AUD, the commodity currency
The Australian dollar (AUD) belongs to the "commodity currencies" group with Canadian dollar (CAD) and New Zealand dollar (NZD). Its value depends heavily on commodity prices exported by Australia — mainly iron ore (28 % of exports), coal, liquefied natural gas (LNG), and gold.
The China-AUD correlation
Australia exports ~35 % of its goods to China. When Chinese economy slows (2021-2024 real estate crisis, industrial slowdown), iron ore demand drops → iron price falls → AUD/USD declines. Inverse also true: when China announces stimulus, AUD/USD jumps in hours.
It's a specificity: to anticipate AUD/USD, many traders prioritize Chinese indicators (Caixin PMI, Chinese GDP, Shanghai/Shenzhen indices) over Australian ones.
Main drivers
- Iron ore price (correlation +0.8): Singapore Iron Ore 62 % Fe benchmark
- Fed vs RBA differential (Reserve Bank of Australia)

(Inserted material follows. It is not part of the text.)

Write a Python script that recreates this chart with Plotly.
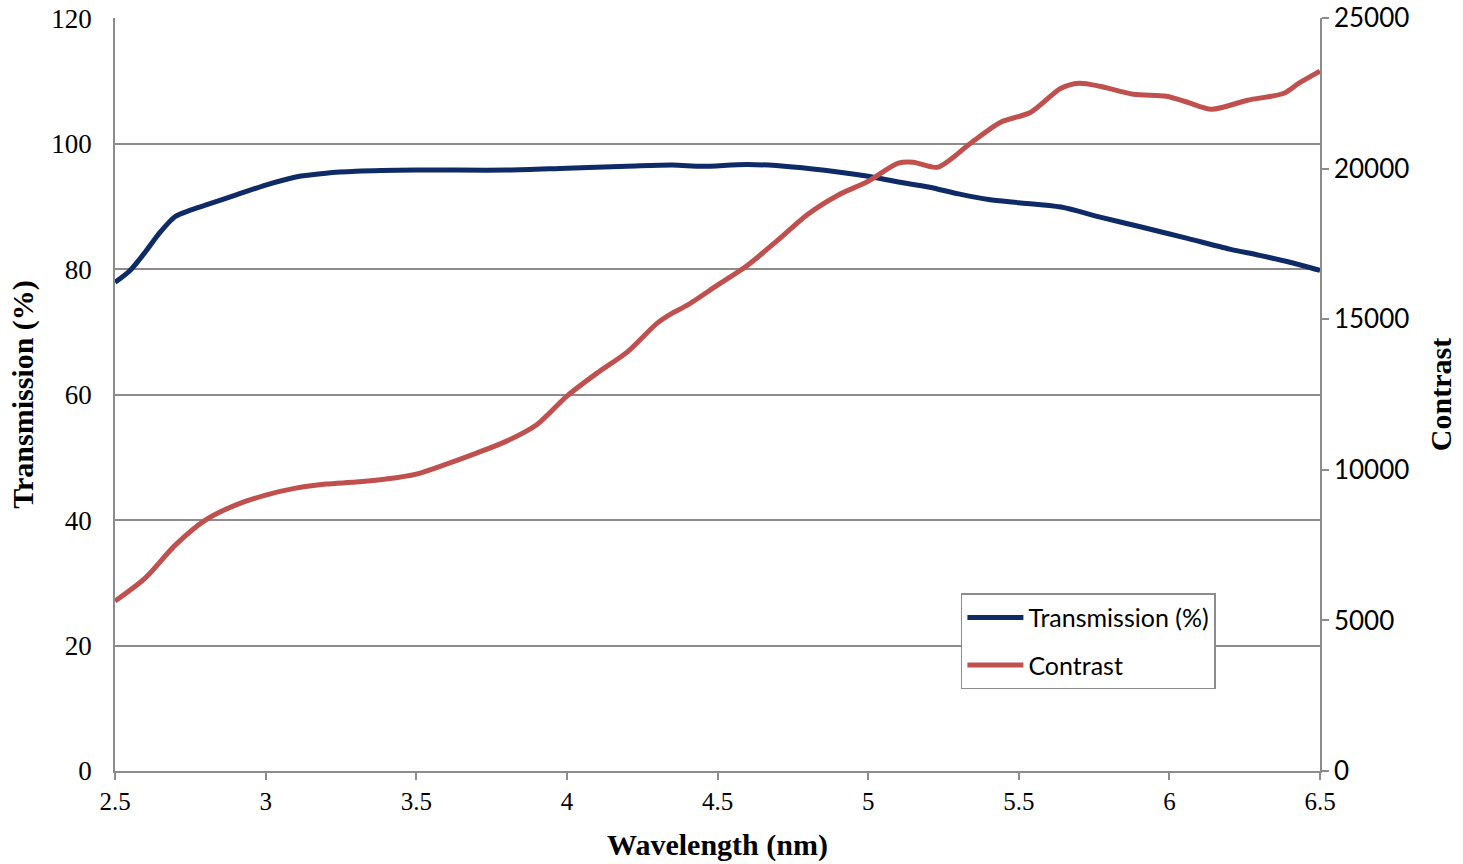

- Risk-on / risk-off sentiment: AUD is a "risk currency", falls during global stress
- Chinese economic data: GDP, PMI, exports/imports, PBoC decisions
- Australian data: CPI, retail sales, monthly employment report, RBA decisions (1×/month)
Volatility and spread
AUD/USD has a typical daily range of 50-80 pips. Typical spread: 1-2 pips on market-makers, 0.5 pip on ECN. The Asian session (7 PM - 3 AM ET) is very active on this pair — but London-NY overlap brings the most liquidity.
Who it's for
Serious AUD/USD trader = Sino-Pacific macro trader. It's a technical pair for those tracking China, commodities, and Asia-Pacific dynamics. To avoid for beginners who don't follow Chinese news — moves can surprise without macro context.